04 September 2010

Vigilantes and the rule of law

Having caught up with invoicing and dome a question for the LexisNexis National Constitutional Law Moot (inc immortalising, if that's the word, a colleague's favourite hen) I've finished Christoph Rehmann-Sutter and Hansjakob Mueller (eds), Disclosure Dilemmas: Ethics of Genetic Prognosis after the ‘Right to Know/Not to Know’ Debate (Ashgate, 2009) and am reading Martin Dimitrov's Piracy and the State: The Politics of Intellectual Property Rights in China (Cambridge University Press, 2009), which considers state capacity in discussing the enforcement of intellectual property rights in the People's Republic. 

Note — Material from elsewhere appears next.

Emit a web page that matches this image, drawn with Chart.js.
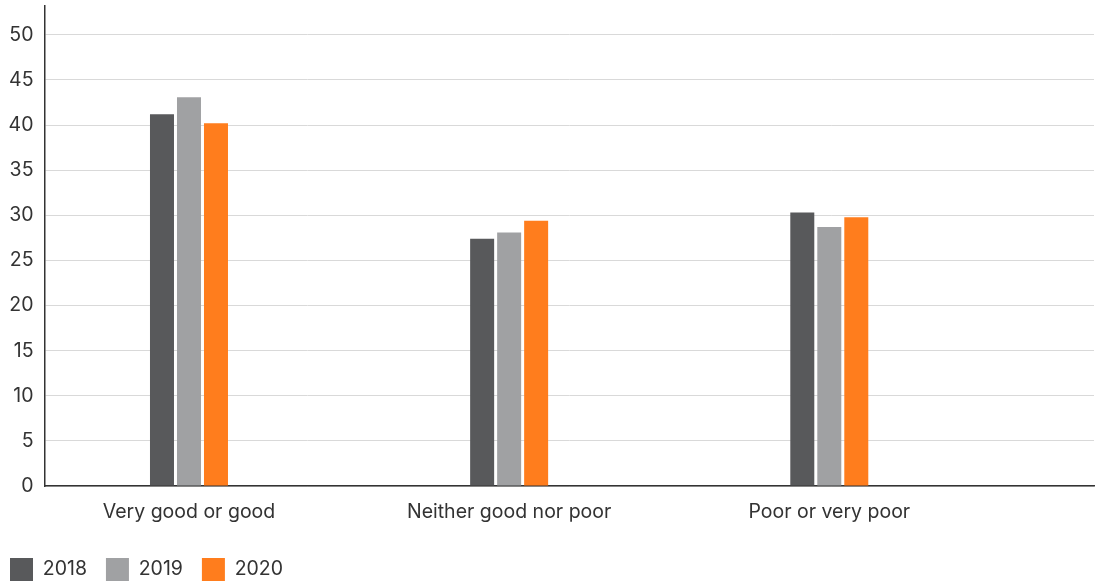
<!DOCTYPE html>
<html><head><meta charset="utf-8">
<script src="https://cdn.jsdelivr.net/npm/chart.js@4"></script>
<style>html,body{margin:0;padding:0;background:#fff}#wrap{width:1098px;height:583px;position:relative}</style>
</head><body><div id="wrap"><canvas id="c"></canvas></div>
<script>
const categories = ['Very good or good', 'Neither good nor poor', 'Poor or very poor'];
const years = ['2018', '2019', '2020'];
const values2018 = [41.2, 27.4, 30.3];
const values2019 = [43.1, 28.1, 28.7];
const values2020 = [40.2, 29.4, 29.8];
const yTicks = [0, 5, 10, 15, 20, 25, 30, 35, 40, 45, 50];
const colors = ['#58595b', '#a0a1a3', '#ff7d1d'];

const FONT = 'Inter';
const FS = 19.5;
const series = [values2018, values2019, values2020];

new Chart(document.getElementById('c'), {
  type: 'bar',
  data: {
    datasets: years.map((yr, k) => ({
      label: yr,
      data: categories.map((c, i) => ({x: i, y: series[k][i]})),
      backgroundColor: colors[k],
      borderWidth: 0,
      categoryPercentage: 81 / 320.15,
      barPercentage: 24 / 27
    }))
  },
  options: {
    responsive: true,
    maintainAspectRatio: false,
    animation: false,
    layout: {padding: {left: -9, right: 4, top: 6, bottom: -8}},
    plugins: {
      tooltip: {enabled: false},
      legend: {
        position: 'bottom',
        align: 'start',
        labels: {
          boxWidth: 23, boxHeight: 23, padding: 19,
          color: '#333', font: {family: FONT, size: FS}
        }
      }
    },
    scales: {
      x: {
        type: 'linear',
        offset: false,
        min: -0.4513, max: 2.8268,
        grid: {display: false, drawTicks: false, offset: false},
        border: {display: true, color: '#333', width: 1.5},
        afterBuildTicks(s) { s.ticks = categories.map((c, i) => ({value: i})); },
        afterFit(s) { s.height = 53; s.paddingLeft = 0; s.paddingRight = 0; },
        ticks: {
          padding: 14, color: '#333', font: {family: FONT, size: FS},
          maxRotation: 0, autoSkip: false,
          callback: (v) => categories[v]
        }
      },
      y: {
        min: 0, max: 53.2,
        afterBuildTicks(s) { s.ticks = yTicks.map(v => ({value: v})); },
        afterFit(s) { s.width = 53.5; s.paddingTop = 0; s.paddingBottom = 0; },
        grid: {color: '#d9d9d9', lineWidth: 1, drawTicks: false},
        border: {display: true, color: '#333', width: 1.5},
        ticks: {padding: 11, color: '#333', font: {family: FONT, size: FS}}
      }
    }
  }
});
</script></body></html>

 The Summary Crime blog meanwhile offers a perceptive post on vigilantism and recent Victorian judicial decisions, such as Sumner v The Queen [2010] VSCA 221

 Martin Krygier offers a 53 page paper on 'Four Puzzles about the Rule of Law: Why, what, where? And who cares?' (University of New South Wales Faculty of Law Research Series 2010. Working Paper 22, June 2010) [PDF]. Krygier comments that -
Rule of law is today an international hurrah term, on the lips of every development agency, offered as a support for economic growth, democracy, human rights, and much else. RoL promotion is booming. Lots of people and organizations are contracted to work on it, lots of money is spent on it, lots of academics study it. To a partisan of the rule of law, and I am one, that should be good news, and in a way it is. But only in a way. For it is hard to boast of much success in actually fostering it, let alone understanding what the 'it' is. Nor, given the proliferation of people wanting a slice of it, is it as clear as it once may have seemed, what it might be good for. Some still doubt whether it is good for much at all. Over some 30 years, I have struggled to reach some clarity about the rule of law and why, as I believe, it matters so. This paper gives some account of the reasons for the quest, some of the dragons that needed to be slain along the way, the glittering but elusive prize, and why, after so long a trek, there still appear to be long tunnels at the end of the light. Central among the many unclarities that attend the rule of law are those named in the title of this paper. I move through this array of puzzles, in the order in which they appear there. One could rearrange the order, and many do, but I suggest that is unwise. I conclude by reflecting on the extent to which where we stand in relation to the rule of law often depends on where we sit. The concept has today become so protean, partly because people can have so many reasons for being interested in it. That can lead to confusion, but it also can reflect real differences in perspective. I distinguish between two such perspectives that matter over a broad range. One is that appropriate to efforts to establish the rule of law where it has not been much in evidence. The attempt, always difficult and often fruitless, is to generate it. The other occurs where the rule of law is already in place and more or less well established. People seek to analyze it, and may well want to defend it or criticize or improve it. However they have it and can draw on it, though they might well want more or better of it. Before we say what the rule of law is, what it depends on, and what it’s worth, it helps to clarify who is asking, and in what circumstances.